The starting materials are Lithium nitrate [Li(NO₃)], Cobalt nitrate [Co(NO₃)6H₂O], Ferric nitrate [Fe(NO₃)₂9H₂O], Citric acid[C₆H₈O₇H₂O], and Ammonia [NH₃] (98 % purity; SD Fine-chem limited, Mumbai, India). The chemicals were weighted in a stoichiometric proportion without any further purification. Nanocrystalline Li–Co ferrites were prepared by citrate-gel autocombustion method [13]. First of all, the stoichiometric quantities of metal nitrates were dissolved in a minimum quantity of distilled water, and an aqueous solution of citric acid was added to the metal nitrate solution. The pH of the solution was maintained at seven by addition of ammonia solution drop by drop and heated to 80 °C until a fluffy mixture was formed, and finally the fluffy mixture was dried, which results in a burn ash and which was calcinated at 500 °C for 4 h to ensure good densification and elimination of impurities. In this preparation method, the energy from the exothermic reaction between oxidant and reductant can be used to prepare the material in the nanoform with desirable phase in a short period of time.

Characterization

The crystallographic structure/micro structure was investigated by using XRD analysis, FTIR, and TEM.

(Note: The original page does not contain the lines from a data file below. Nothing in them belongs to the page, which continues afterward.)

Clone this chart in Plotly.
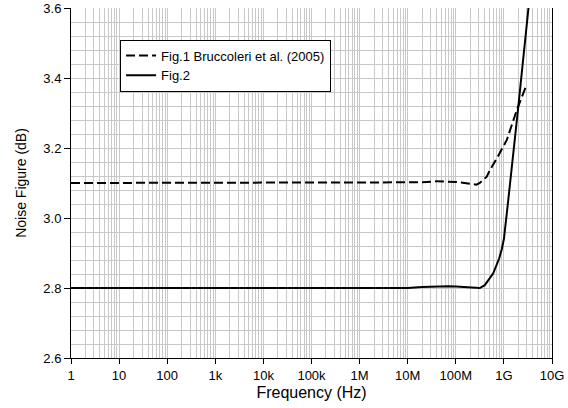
import plotly.graph_objects as go

# Fig.1 Bruccoleri et al. (2005) - dashed
freq1 = [1, 1e6, 1e7, 2e7, 4e7, 7e7, 1e8, 2e8, 2.7e8, 3.16e8, 4.4e8, 5.1e8, 7.1e8, 1.15e9, 1.86e9, 2.95e9]
nf1 = [3.10, 3.10, 3.10, 3.102, 3.105, 3.105, 3.103, 3.098, 3.095, 3.10, 3.118, 3.137, 3.17, 3.223, 3.309, 3.38]

# Fig.2 - solid
freq2 = [1, 1e6, 1e7, 2e7, 4e7, 7e7, 1e8, 2e8, 3.16e8, 4e8, 5e8, 6e8, 7e8, 8e8, 9e8, 1e9,
         1.23e9, 1.6e9, 2e9, 2.5e9, 3.24e9, 3.6e9]
nf2 = [2.80, 2.80, 2.80, 2.803, 2.805, 2.805, 2.804, 2.801, 2.80, 2.808, 2.825, 2.842, 2.865,
       2.885, 2.91, 2.94, 3.05, 3.19, 3.32, 3.45, 3.59, 3.66]

xtick_vals = [1, 1e1, 1e2, 1e3, 1e4, 1e5, 1e6, 1e7, 1e8, 1e9, 1e10]
xtick_text = ["1", "10", "100", "1k", "10k", "100k", "1M", "10M", "100M", "1G", "10G"]

FONT = "Liberation Sans, Arial, sans-serif"
GRID = "#c8c8c8"

fig = go.Figure()
fig.add_trace(go.Scatter(x=freq1, y=nf1, mode="lines", name="Fig.1 Bruccoleri et al. (2005)",
                         line=dict(color="black", width=2, dash="9px,4px")))
fig.add_trace(go.Scatter(x=freq2, y=nf2, mode="lines", name="Fig.2",
                         line=dict(color="black", width=2)))

fig.update_layout(
    width=568, height=408,
    margin=dict(l=71, r=16, t=8, b=50, autoexpand=False),
    paper_bgcolor="white", plot_bgcolor="white",
    font=dict(family=FONT, size=13, color="black"),
    showlegend=True,
    legend=dict(x=0.102, y=0.91, xanchor="left", yanchor="top",
                bgcolor="white", bordercolor="black", borderwidth=1,
                font=dict(family=FONT, size=13, color="black"),
                tracegroupgap=0, itemwidth=30),
)
fig.update_xaxes(
    type="log", range=[0, 10], automargin=False,
    tickvals=xtick_vals, ticktext=xtick_text,
    showgrid=True, gridcolor=GRID, gridwidth=1,
    minor=dict(showgrid=True, gridcolor=GRID, gridwidth=1, dtick="D1"),
    showline=True, linecolor="black", linewidth=1,
    ticks="outside", ticklen=5, tickcolor="black", zeroline=False,
    title=dict(text="Frequency (Hz)", font=dict(family=FONT, size=16), standoff=5),
    tickfont=dict(family=FONT, size=13),
)
fig.update_yaxes(
    range=[2.6, 3.6], dtick=0.2, tickformat=".1f", automargin=False,
    showgrid=True, gridcolor=GRID, gridwidth=1,
    minor=dict(showgrid=True, gridcolor=GRID, gridwidth=1, dtick=0.04),
    showline=True, linecolor="black", linewidth=1, mirror=True,
    ticks="outside", ticklen=6, tickcolor="black",
    zeroline=False,
    title=dict(text="Noise Figure (dB)", font=dict(family=FONT, size=14), standoff=13),
    tickfont=dict(family=FONT, size=13),
)

fig.write_html("out.html", post_script="document.body.style.margin='0';",
               config={"displayModeBar": False})
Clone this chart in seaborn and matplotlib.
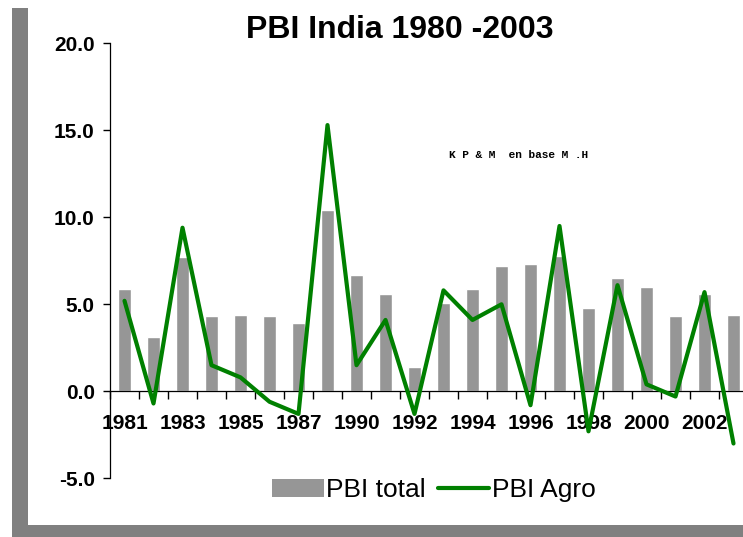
import numpy as np
import matplotlib
matplotlib.use("Agg")
import matplotlib.pyplot as plt
import seaborn as sns
from matplotlib.patches import Rectangle, Patch
from matplotlib.lines import Line2D

# ── Data ──────────────────────────────────────────
years = ["1981", "1982", "1983", "1984", "1985", "1986", "1987", "1988",
         "1990", "1991", "1992", "1993", "1994", "1995", "1996", "1997",
         "1998", "1999", "2000", "2001", "2002", "2003"]
pbi_total = [5.9, 3.1, 7.7, 4.3, 4.4, 4.3, 3.9, 10.4,
             6.7, 5.6, 1.4, 5.1, 5.9, 7.2, 7.3, 7.8,
             4.8, 6.5, 6.0, 4.3, 5.6, 4.4]
pbi_agro = [5.2, -0.7, 9.4, 1.5, 0.8, -0.6, -1.3, 15.3,
            1.5, 4.1, -1.3, 5.8, 4.1, 5.0, -0.8, 9.5,
            -2.3, 6.1, 0.4, -0.3, 5.7, -3.0]
y_ticks = [-5, 0, 5, 10, 15, 20]

BAR_GREY = "#969696"
GREEN    = "#008000"

sns.set_style("white")
plt.rcParams["font.family"] = ["Liberation Sans", "DejaVu Sans"]
plt.rcParams["text.color"] = "black"
plt.rcParams["xtick.color"] = "black"
plt.rcParams["ytick.color"] = "black"
plt.rcParams["xtick.bottom"] = True
plt.rcParams["ytick.left"] = True

fig = plt.figure(figsize=(7.43, 5.37), dpi=100)

# ── Shadowed white panel ──────────────────────────
W, H = 743, 537
fig.patches.append(Rectangle((12 / W, 0), 1, 529 / H, transform=fig.transFigure,
                             facecolor="#808080", edgecolor="none", zorder=-2))
fig.patches.append(Rectangle((28 / W, 12 / H), 1, 1, transform=fig.transFigure,
                             facecolor="white", edgecolor="none", zorder=-1))

ax = fig.add_axes([110 / W, 1 - 478.3 / H, 638 / W, 435 / H])
ax.set_zorder(1)
ax.patch.set_alpha(0)

# ── Bars + line ───────────────────────────────────
sns.barplot(x=years, y=pbi_total, color=BAR_GREY, width=0.47,
            saturation=1, ax=ax, zorder=2)
sns.lineplot(x=np.arange(len(years)), y=pbi_agro, color=GREEN,
             linewidth=3, ax=ax, zorder=3)

# ── Axes styling ──────────────────────────────────
ax.set_ylim(-5, 20)
ax.set_xlim(-0.5, len(years) - 0.5)
ax.set_yticks(y_ticks, labels=[f"{v:.1f}" for v in y_ticks],
              fontsize=15, fontweight="bold")
ax.tick_params(axis="y", direction="out", length=5, width=1,
               pad=6, left=True, colors="black")

# major ticks sit between categories, labels on every other category
ax.set_xticks(np.arange(-0.5, len(years), 1), labels=[""] * (len(years) + 1))
ax.set_xticks(np.arange(0, len(years), 2), labels=years[::2], minor=True)
ax.tick_params(axis="x", which="major", direction="out", length=5.5,
               width=1, bottom=True, color="black")
ax.tick_params(axis="x", which="minor", length=0, pad=16, bottom=True,
               labelsize=15)

ax.spines["bottom"].set_position(("data", 0))
ax.spines["top"].set_visible(False)
ax.spines["right"].set_visible(False)
for s in ("left", "bottom"):
    ax.spines[s].set_color("black")
    ax.spines[s].set_linewidth(0.9)
ax.set_xlabel("")
ax.set_ylabel("")

# ── Titles / notes ────────────────────────────────
fig.text(400 / W, 1 - 30 / H, "PBI India 1980 -2003", ha="center",
         va="center", fontsize=23, fontweight="bold")
fig.text(519 / W, 1 - 155 / H, "K P & M  en base M .H", ha="center",
         va="center", fontsize=8, fontweight="bold",
         family=["Liberation Mono", "DejaVu Sans Mono"])

# ── Legend ────────────────────────────────────────
handles = [Patch(facecolor=BAR_GREY, edgecolor="none"),
           Line2D([0], [0], color=GREEN, linewidth=3)]
fig.legend(handles, ["PBI total", "PBI Agro"], loc="center",
           bbox_to_anchor=(434 / W, 1 - 490 / H), ncol=2, frameon=False,
           fontsize=19, handlelength=1.95, handleheight=0.65,
           handletextpad=0.1, columnspacing=0.45, borderpad=0)

# tick objects are rebuilt at draw time, so make the labels bold afterwards
fig.canvas.draw()
for lab in ax.get_xticklabels(minor=True):
    lab.set_fontweight("bold")

fig.savefig("out.png", dpi=100)
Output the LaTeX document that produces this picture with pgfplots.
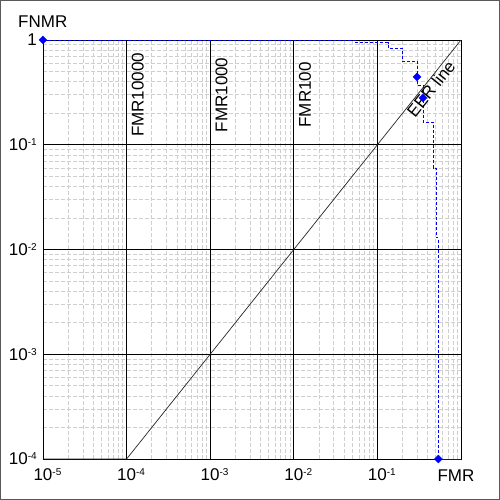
\documentclass[border=0pt]{standalone}
\usepackage{fontspec}
\setmainfont{Liberation Sans}
\usepackage{pgfplots}
\pgfplotsset{compat=1.18}
\newcommand{\tl}[1]{10\rlap{\raisebox{5pt}{\fontsize{10}{12}\selectfont -#1}}}
\newcommand{\tly}[1]{10\raisebox{5pt}{\fontsize{10}{12}\selectfont -#1}}
\begin{document}
\begin{tikzpicture}[x=1pt,y=1pt]
\useasboundingbox (0,0) rectangle (500,500);
\fill[white] (0,0) rectangle (500,500);
\draw[black!65, line width=1pt] (0.5,0.5) rectangle (499.5,499.5);
\node[anchor=base west, inner sep=0pt, font=\fontsize{17}{20}\selectfont] at (18,472) {FNMR};
\node[anchor=base, inner sep=0pt, font=\fontsize{17}{20}\selectfont] at (456,18) {FMR};
\begin{axis}[
  at={(43pt,41pt)}, anchor=south west,
  scale only axis, width=418pt, height=419pt,
  xmode=log, ymode=log,
  xmin=1e-5, xmax=1, ymin=1e-4, ymax=1,
  xtick={1e-5,1e-4,1e-3,1e-2,1e-1},
  xticklabels={\tl{5},\tl{4},\tl{3},\tl{2},\tl{1}},
  ytick={1e-4,1e-3,1e-2,1e-1,1},
  yticklabels={\tly{4},\tly{3},\tly{2},\tly{1},1},
  minor xtick={2e-5,3e-5,4e-5,5e-5,6e-5,7e-5,8e-5,9e-5,
               2e-4,3e-4,4e-4,5e-4,6e-4,7e-4,8e-4,9e-4,
               2e-3,3e-3,4e-3,5e-3,6e-3,7e-3,8e-3,9e-3,
               2e-2,3e-2,4e-2,5e-2,6e-2,7e-2,8e-2,9e-2,
               2e-1,3e-1,4e-1,5e-1,6e-1,7e-1,8e-1,9e-1},
  minor ytick={2e-4,3e-4,4e-4,5e-4,6e-4,7e-4,8e-4,9e-4,
               2e-3,3e-3,4e-3,5e-3,6e-3,7e-3,8e-3,9e-3,
               2e-2,3e-2,4e-2,5e-2,6e-2,7e-2,8e-2,9e-2,
               2e-1,3e-1,4e-1,5e-1,6e-1,7e-1,8e-1,9e-1},
  grid=both,
  major grid style={black, line width=0.9pt, solid},
  minor grid style={gray!38, line width=0.7pt, dash pattern=on 4pt off 2pt},
  axis line style={black, line width=0.9pt},
  major tick length=0pt, minor tick length=0pt,
  tick style={draw=none},
  ticklabel style={font=\fontsize{17}{20}\selectfont},
  xticklabel style={anchor=north, inner sep=0pt, yshift=-9pt},
  yticklabel style={anchor=east, inner sep=0pt, xshift=-6pt},
  clip=false,
]
% EER line
\addplot[black!85, line width=0.7pt] coordinates {(1e-5,1e-4) (1e-4,1e-4) (1,1)};
% DET step curve
\addplot[blue, line width=0.9pt, dash pattern=on 3pt off 2pt] coordinates {
(1e-5,1) (0.054,1) (0.054,0.946) (0.134,0.946) (0.134,0.839) (0.197,0.839)
(0.197,0.630) (0.298,0.630) (0.298,0.444) (0.298,0.372) (0.351,0.372)
(0.351,0.280) (0.351,0.165) (0.462,0.165) (0.462,0.060) (0.502,0.060)
(0.502,0.0129) (0.536,0.0129) (0.536,1e-4)};
\addplot[blue, line width=0.9pt] coordinates {(0.536,1e-4) (1,1e-4)};
\addplot[only marks, blue, mark=square*, mark size=2.8pt, mark options={rotate=45, solid}] coordinates {
(1e-5,1) (0.298,0.444) (0.351,0.280) (0.536,1e-4)};
% labels
\node[rotate=90, anchor=north, inner sep=0pt, font=\fontsize{17}{20}\selectfont] at ([xshift=5pt]axis cs:1e-4,0.299) {FMR10000};
\node[rotate=90, anchor=north, inner sep=0pt, font=\fontsize{17}{20}\selectfont] at ([xshift=5pt]axis cs:1e-3,0.299) {FMR1000};
\node[rotate=90, anchor=north, inner sep=0pt, font=\fontsize{17}{20}\selectfont] at ([xshift=5pt]axis cs:1e-2,0.299) {FMR100};
\node[rotate=51.4, inner sep=0pt, font=\fontsize{17}{20}\selectfont] at (axis cs:0.437,0.34) {EER line};
\end{axis}
\end{tikzpicture}
\end{document}
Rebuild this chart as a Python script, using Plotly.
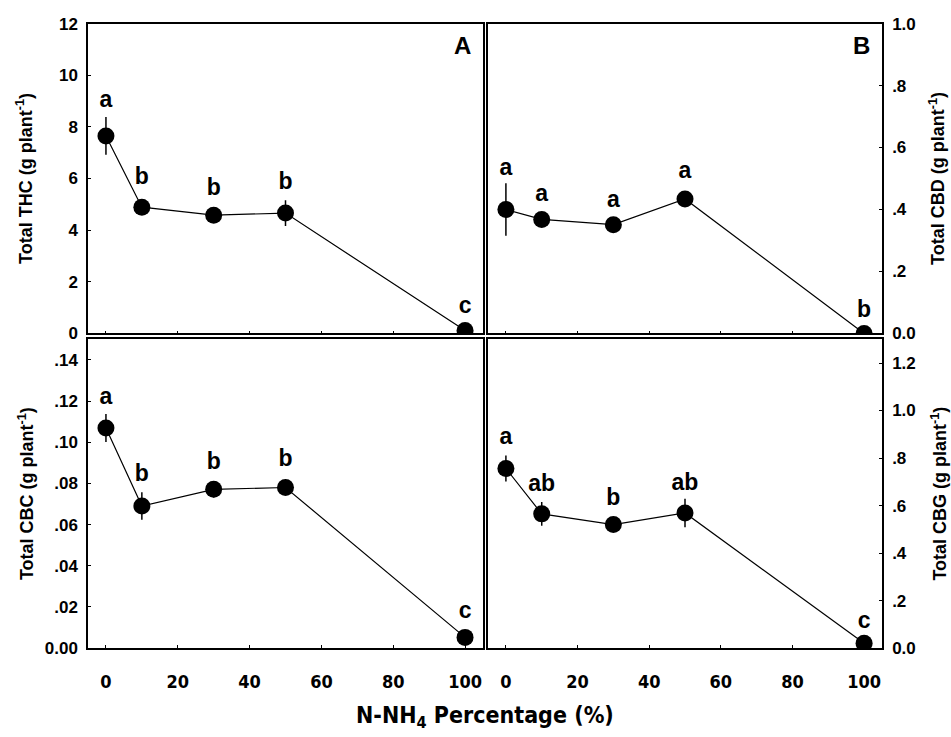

X-ray studies on the obtained powders were carried out by X-ray powder diffractometer (Rigaku Geiger Flex 3 kW diffractometer) using Cu K_α radiation (λ = 1.5406 Å) in a wide range of Bragg’s angles 2$\mathit{\theta }$ (10° < 2$\mathit{\theta }$ <80°) with scanning rate of 2°/min.

FTIR spectra of the prepared ferrites were recorded on a Perkin Elmer RX-1 FTIR spectrometer using KBr pellets in the range of 600–400 cm⁻¹.

The size and shape of the synthesized lithium–cobalt ferrite particles were analyzed by TEM (TEM, Philips CM12, Holland).

Thermoelectric power of the prepared samples was measured using the differential method.